Fiscal 2005 dividends of $0.05 per outstanding share declared to stockholders of record at the close of business on July 2, 2004, October 1, 2004 and December 20, 2004, were paid on July 16, 2004 and October 15, 2004 and January 14, 2005, respectively.
Derivative Instruments. In May 2003, we entered into an interest rate swap that will terminate in November 2006. The interest rate swap is being used to convert 105.2 million, 6.125% fixed rate borrowings into 105.2 million, EURIBOR minus 1.55% variable rate borrowings. On April 6, 2004 and October 4, 2004 the Company executed interest rate swaps to convert the fixed interest rate on a total of 100 million of the Eurobonds to a EURIBOR plus 3.14% variable rate borrowing. After the execution of these swaps, approximately 22 million of the Eurobonds remained at a fixed interest rate.

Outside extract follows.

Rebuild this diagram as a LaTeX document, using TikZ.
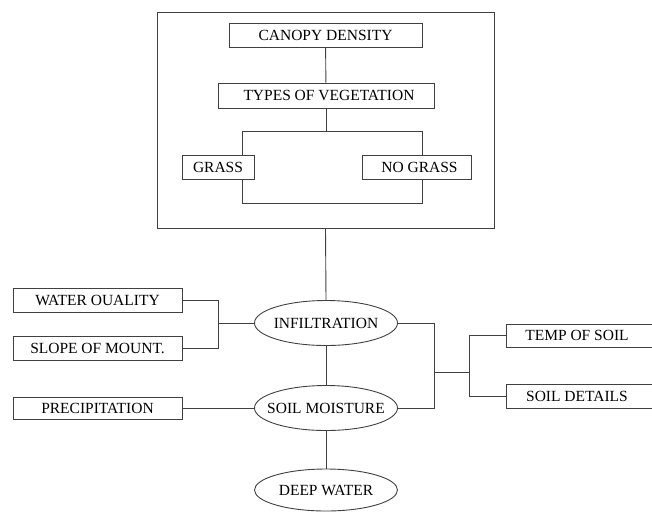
\documentclass[tikz,border=0pt]{standalone}
\usepackage{fontspec}
\setmainfont{Liberation Serif}
\usetikzlibrary{shapes.geometric}
\newcommand{\ztxt}[1]{\makebox[0pt]{\raisebox{-5pt}[0pt][0pt]{#1}}}
\begin{document}
\begin{tikzpicture}[x=1pt,y=-1pt,
  ln/.style={draw=black!75,line width=0.9pt},
  box/.style={ln,rectangle,inner sep=0pt,font=\fontsize{15.5}{17}\selectfont},
  oval/.style={ln,ellipse,inner sep=0pt,font=\fontsize{15.5}{17}\selectfont}]
\useasboundingbox (0,0) rectangle (652,512);
\node[ln,rectangle,minimum width=337pt,minimum height=216pt] (outer) at (325.5,120) {};
\node[box,minimum width=193pt,minimum height=24pt] (canopy) at (325.5,35) {CANOPY DENSITY};
\node[box,minimum width=216pt,minimum height=25pt] (types) at (326,95.5) {\hspace*{6pt}TYPES OF VEGETATION};
\node[box,minimum width=72pt,minimum height=24pt] (grass) at (218,167) {GRASS};
\node[box,minimum width=109pt,minimum height=24pt] (nograss) at (416.5,167) {\hspace*{6pt}NO GRASS};
\node[box,minimum width=169pt,minimum height=24pt] (water) at (97.5,300) {WATER OUALITY};
\node[box,minimum width=169pt,minimum height=24pt] (slope) at (97.5,348) {SLOPE OF MOUNT.};
\node[box,minimum width=169pt,minimum height=22pt] (precip) at (97.5,408) {PRECIPITATION};
\node[oval,minimum width=143pt,minimum height=45pt] (infil) at (326,323) {\ztxt{INFILTRATION}};
\node[oval,minimum width=143pt,minimum height=45pt] (soilm) at (326,408) {\ztxt{SOIL MOISTURE}};
\node[oval,minimum width=143pt,minimum height=42pt] (deep) at (326,490) {\ztxt{DEEP WATER}};
\node[box,minimum width=150pt,minimum height=23pt] (temp) at (581,335.5) {\hspace*{-4pt}TEMP OF SOIL\hspace*{4pt}};
\node[box,minimum width=150pt,minimum height=24pt] (soild) at (581,396) {\hspace*{-4pt}SOIL DETAILS\hspace*{4pt}};
% top tree
\coordinate (bl) at ([xshift=24pt]grass.north);
\coordinate (blt) at ([yshift=23pt]bl);
\draw[ln] (canopy) -- (types);
\draw[ln] (bl) -- (blt) -| ([xshift=5.5pt]nograss.north);
\draw[ln] (types.south) -- (types.south |- blt);
\draw[ln] ([xshift=24pt]grass.south) -- ++(0,24) -| ([xshift=5.5pt]nograss.south);
% main column
\draw[ln] (outer.south) -- (infil.north);
\draw[ln] (infil.south) -- (soilm.north);
\draw[ln] (soilm.south) -- (deep.north);
% left
\coordinate (lj) at ([xshift=36pt]water.east |- infil.west);
\draw[ln] (water.east) -- ++(36,0) |- (slope.east);
\draw[ln] (lj) -- (infil.west);
\draw[ln] (precip.east) -- (soilm.west);
% right
\coordinate (rj) at (434,372);
\coordinate (rj2) at ([xshift=-36pt]temp.west |- rj);
\draw[ln] (infil.east) -- (rj |- infil.east) |- (soilm.east);
\draw[ln] (rj) -- (rj2);
\draw[ln] (temp.west) -- ++(-36,0) |- (soild.west);
\end{tikzpicture}
\end{document}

We entered into the interest rate swaps to minimize the impact of changes in the fair value of the Euro debt due to changes in EURIBOR, the benchmark interest rate. The swaps have been designated as fair value hedges under SFAS No. 133. Hedge ineffectiveness is measured as the difference between the respective gains or losses recognized resulting from changes in the benchmark interest rate, and were immaterial in Fiscal 2004 and for the nine months ended January 1, 2005. In addition, we have designated all of the principal of the Euro debt as a hedge of our net investment in certain foreign subsidiaries. As a result, the changes in the fair value of the Euro debt resulting from changes in the Euro rate are reported net of income taxes in accumulated other comprehensive income in the consolidated financial statements as an unrealized gain or loss on foreign currency hedges.
We enter into forward foreign exchange contracts as hedges relating to identifiable currency positions to reduce our risk from exchange rate fluctuations on inventory and intercompany royalty payments. Gains and losses on these contracts are deferred and recognized as adjustments to either the basis of those assets or foreign exchange gains/losses, as applicable. At January 1, 2005, we had the following foreign exchange
contracts outstanding: (i) to deliver 116.3 million in exchange for $151.3 million through Fiscal 2006 and (ii) to deliver ¥8,248 million in exchange for $71.0 million through Fiscal 2008. At January 1, 2005, the fair value of these contracts resulted in unrealized losses net of tax of $4.5 million and $10.2 million for the Euro forward contracts and Japanese Yen forward contracts, respectively.